**Written problem:**
Gather all lines in the entries that include the word "Write".

**Data lines:**
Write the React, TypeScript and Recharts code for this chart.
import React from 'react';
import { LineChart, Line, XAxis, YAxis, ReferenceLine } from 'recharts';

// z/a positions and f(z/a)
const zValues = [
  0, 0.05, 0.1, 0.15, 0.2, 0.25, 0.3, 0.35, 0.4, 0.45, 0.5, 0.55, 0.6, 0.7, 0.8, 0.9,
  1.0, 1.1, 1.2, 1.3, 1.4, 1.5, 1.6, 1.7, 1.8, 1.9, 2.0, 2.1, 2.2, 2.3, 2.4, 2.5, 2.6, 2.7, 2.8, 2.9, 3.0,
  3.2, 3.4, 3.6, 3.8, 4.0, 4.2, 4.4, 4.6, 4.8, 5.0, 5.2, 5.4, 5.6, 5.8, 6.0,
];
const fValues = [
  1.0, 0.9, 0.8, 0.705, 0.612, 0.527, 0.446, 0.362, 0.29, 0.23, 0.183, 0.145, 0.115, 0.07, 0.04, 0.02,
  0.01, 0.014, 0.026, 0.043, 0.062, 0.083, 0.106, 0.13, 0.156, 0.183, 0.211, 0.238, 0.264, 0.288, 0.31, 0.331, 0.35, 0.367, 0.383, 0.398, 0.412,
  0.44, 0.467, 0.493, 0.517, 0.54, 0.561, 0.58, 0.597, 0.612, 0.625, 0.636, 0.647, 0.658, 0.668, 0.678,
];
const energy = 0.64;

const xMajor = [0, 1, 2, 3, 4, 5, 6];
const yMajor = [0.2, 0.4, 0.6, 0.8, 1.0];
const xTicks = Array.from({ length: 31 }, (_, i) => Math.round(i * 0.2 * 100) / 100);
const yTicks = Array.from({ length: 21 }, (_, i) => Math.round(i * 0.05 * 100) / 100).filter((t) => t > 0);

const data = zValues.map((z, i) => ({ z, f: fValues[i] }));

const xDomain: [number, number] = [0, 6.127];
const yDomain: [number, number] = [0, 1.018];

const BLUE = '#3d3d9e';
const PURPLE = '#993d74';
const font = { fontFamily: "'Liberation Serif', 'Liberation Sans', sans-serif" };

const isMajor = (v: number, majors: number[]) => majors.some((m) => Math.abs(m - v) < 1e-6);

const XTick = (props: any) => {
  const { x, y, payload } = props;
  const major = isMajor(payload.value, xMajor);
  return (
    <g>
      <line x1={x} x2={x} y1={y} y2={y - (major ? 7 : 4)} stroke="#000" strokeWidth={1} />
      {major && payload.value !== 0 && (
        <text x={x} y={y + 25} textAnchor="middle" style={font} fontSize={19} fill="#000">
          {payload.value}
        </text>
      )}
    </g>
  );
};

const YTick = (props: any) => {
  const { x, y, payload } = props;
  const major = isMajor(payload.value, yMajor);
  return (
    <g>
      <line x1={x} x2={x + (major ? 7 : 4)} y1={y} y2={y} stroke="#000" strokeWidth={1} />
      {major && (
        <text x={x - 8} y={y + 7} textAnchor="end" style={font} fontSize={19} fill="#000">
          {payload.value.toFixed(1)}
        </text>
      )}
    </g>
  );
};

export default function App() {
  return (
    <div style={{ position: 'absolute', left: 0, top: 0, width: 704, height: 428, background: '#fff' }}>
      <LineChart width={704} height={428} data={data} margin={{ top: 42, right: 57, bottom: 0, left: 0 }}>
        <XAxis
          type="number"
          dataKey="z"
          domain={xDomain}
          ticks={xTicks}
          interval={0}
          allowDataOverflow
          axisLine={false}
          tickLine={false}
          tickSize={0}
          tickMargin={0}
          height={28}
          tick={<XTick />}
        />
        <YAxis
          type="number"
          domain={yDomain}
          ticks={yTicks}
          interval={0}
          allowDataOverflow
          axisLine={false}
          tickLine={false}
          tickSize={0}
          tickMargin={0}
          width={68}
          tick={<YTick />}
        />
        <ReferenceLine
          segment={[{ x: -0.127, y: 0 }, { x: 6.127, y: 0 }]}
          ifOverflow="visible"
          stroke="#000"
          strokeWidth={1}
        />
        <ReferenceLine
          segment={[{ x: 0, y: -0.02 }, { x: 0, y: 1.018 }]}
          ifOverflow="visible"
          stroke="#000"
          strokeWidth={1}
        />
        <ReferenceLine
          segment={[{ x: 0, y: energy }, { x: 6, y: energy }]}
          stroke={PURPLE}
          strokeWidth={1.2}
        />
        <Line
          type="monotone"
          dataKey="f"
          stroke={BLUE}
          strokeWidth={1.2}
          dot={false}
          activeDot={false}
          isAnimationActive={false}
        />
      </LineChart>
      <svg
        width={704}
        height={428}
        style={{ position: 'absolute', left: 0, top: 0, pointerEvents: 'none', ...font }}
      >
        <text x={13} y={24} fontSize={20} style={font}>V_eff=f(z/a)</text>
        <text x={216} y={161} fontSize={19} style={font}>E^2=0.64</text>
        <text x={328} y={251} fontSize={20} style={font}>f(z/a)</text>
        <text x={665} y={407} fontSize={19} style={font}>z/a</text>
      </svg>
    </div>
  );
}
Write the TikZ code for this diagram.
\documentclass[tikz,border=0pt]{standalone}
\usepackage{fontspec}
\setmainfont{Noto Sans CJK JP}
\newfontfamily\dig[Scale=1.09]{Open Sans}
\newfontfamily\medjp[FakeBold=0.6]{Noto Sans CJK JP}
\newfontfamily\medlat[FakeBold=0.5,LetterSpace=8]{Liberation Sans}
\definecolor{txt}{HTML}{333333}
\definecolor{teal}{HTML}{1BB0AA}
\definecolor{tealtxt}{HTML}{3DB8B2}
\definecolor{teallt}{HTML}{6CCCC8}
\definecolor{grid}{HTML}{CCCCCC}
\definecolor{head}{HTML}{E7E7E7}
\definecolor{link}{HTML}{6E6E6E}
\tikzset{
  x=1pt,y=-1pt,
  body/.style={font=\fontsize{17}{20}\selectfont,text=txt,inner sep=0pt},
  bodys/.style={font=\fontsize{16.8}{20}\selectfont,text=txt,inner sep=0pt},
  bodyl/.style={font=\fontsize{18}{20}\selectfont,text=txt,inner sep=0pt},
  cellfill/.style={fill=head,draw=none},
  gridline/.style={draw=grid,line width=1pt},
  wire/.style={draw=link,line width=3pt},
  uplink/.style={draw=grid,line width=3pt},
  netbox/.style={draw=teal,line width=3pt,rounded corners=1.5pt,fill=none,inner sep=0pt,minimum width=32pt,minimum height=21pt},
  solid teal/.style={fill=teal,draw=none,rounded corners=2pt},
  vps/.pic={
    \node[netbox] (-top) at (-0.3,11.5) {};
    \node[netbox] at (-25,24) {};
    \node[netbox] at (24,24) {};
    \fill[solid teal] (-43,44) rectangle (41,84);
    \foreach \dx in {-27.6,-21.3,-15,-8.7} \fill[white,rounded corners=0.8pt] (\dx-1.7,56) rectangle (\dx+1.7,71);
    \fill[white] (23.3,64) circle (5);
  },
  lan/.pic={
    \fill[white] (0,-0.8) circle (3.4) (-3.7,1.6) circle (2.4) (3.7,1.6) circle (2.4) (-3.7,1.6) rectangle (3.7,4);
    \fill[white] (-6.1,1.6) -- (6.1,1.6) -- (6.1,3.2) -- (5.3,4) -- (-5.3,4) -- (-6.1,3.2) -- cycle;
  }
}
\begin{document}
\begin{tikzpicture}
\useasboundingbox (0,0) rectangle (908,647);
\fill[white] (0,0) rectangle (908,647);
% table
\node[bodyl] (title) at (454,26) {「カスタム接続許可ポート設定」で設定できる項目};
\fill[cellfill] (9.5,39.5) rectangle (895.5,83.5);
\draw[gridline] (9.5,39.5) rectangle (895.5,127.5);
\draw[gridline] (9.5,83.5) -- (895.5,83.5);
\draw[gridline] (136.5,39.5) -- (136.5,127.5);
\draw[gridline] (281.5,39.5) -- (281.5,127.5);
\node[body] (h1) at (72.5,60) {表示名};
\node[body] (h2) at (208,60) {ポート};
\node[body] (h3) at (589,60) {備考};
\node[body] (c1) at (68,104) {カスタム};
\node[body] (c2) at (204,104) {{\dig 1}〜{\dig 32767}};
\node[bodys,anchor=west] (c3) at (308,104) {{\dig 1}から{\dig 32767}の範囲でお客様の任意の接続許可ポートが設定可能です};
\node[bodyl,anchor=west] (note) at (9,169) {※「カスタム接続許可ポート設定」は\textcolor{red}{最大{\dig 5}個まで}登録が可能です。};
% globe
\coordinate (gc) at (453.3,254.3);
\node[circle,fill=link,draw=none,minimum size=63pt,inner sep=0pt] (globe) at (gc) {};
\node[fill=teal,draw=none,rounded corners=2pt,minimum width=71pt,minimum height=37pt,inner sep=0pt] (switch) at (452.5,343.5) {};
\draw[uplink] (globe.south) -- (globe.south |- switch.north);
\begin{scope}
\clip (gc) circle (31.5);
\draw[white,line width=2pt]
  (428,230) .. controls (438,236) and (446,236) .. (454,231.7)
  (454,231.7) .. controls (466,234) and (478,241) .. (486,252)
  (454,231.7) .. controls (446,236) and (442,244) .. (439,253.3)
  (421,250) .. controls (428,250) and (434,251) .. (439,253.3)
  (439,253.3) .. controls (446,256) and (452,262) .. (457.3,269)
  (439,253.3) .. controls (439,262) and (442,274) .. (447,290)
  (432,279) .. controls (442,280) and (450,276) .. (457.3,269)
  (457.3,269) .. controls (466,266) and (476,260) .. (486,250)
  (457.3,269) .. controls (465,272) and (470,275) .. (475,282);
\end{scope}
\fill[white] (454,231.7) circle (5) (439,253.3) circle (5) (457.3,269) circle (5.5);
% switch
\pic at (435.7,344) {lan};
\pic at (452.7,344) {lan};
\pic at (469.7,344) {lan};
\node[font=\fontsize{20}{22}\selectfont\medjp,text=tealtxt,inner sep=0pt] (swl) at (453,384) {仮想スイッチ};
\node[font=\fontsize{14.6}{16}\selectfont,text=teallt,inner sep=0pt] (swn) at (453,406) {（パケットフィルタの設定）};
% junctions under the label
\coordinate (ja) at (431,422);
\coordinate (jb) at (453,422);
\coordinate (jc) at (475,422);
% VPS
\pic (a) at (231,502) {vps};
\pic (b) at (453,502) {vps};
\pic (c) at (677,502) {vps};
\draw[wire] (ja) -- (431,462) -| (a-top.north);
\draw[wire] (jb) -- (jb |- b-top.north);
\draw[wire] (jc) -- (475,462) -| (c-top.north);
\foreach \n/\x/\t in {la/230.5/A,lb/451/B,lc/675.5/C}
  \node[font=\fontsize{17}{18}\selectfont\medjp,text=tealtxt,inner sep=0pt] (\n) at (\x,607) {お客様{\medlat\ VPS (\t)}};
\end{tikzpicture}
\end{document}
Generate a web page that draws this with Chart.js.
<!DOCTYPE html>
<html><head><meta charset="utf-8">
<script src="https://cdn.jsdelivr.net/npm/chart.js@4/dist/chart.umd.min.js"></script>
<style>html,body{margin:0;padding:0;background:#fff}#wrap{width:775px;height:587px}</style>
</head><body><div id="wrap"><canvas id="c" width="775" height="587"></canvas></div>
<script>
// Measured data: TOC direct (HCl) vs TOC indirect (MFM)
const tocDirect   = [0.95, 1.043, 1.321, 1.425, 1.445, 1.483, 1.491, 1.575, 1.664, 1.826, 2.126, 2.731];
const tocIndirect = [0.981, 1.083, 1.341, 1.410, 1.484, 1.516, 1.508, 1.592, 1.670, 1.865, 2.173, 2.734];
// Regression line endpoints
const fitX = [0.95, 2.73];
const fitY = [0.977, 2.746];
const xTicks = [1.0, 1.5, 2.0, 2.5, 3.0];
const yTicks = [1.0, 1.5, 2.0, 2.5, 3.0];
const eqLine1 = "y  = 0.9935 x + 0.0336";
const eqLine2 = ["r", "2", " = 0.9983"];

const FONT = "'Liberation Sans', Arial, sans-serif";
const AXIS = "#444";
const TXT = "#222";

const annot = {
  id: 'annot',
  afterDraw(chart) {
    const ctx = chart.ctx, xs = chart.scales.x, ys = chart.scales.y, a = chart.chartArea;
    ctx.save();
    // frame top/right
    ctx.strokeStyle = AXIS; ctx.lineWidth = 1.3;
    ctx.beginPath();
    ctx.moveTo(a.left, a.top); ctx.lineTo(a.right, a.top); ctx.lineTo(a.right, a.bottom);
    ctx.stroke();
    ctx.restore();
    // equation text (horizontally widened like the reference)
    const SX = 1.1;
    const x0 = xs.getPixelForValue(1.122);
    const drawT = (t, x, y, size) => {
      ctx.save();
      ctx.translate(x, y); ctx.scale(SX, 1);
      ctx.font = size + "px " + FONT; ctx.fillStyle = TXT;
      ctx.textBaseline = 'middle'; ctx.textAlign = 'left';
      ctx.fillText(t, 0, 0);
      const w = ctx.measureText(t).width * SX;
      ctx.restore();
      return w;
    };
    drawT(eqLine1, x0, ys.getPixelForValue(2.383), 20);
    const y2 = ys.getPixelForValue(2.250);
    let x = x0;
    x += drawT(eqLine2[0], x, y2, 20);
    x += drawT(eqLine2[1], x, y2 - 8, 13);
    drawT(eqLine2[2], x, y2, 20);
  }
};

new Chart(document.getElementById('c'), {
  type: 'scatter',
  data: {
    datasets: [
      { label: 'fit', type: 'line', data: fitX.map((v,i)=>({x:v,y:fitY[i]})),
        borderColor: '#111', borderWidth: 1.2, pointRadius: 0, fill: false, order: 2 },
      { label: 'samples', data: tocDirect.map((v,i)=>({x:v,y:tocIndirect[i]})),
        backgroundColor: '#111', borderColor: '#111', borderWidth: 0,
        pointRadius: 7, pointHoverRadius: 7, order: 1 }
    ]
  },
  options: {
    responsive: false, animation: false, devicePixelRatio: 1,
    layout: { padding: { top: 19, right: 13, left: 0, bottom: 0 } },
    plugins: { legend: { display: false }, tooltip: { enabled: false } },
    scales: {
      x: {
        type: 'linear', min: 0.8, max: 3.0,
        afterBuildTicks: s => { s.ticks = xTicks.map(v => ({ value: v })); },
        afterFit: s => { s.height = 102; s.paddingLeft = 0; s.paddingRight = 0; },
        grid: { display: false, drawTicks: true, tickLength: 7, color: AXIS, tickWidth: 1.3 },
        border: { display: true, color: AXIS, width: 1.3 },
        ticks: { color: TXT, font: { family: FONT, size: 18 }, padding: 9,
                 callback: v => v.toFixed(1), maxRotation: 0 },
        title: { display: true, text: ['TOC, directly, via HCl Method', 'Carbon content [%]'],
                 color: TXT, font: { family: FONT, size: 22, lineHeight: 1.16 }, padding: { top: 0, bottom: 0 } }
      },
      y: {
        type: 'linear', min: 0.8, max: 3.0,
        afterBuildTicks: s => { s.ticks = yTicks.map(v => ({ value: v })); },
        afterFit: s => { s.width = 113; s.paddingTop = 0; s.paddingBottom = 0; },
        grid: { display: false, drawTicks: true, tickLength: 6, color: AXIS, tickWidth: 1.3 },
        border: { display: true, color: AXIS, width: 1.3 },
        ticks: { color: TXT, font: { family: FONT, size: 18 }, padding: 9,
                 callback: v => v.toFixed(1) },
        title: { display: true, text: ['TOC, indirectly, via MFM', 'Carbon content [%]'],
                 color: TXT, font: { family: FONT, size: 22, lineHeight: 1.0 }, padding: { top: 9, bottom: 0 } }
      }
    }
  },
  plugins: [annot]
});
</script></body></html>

**Solution:**
Write the React, TypeScript and Recharts code for this chart.
Write the TikZ code for this diagram.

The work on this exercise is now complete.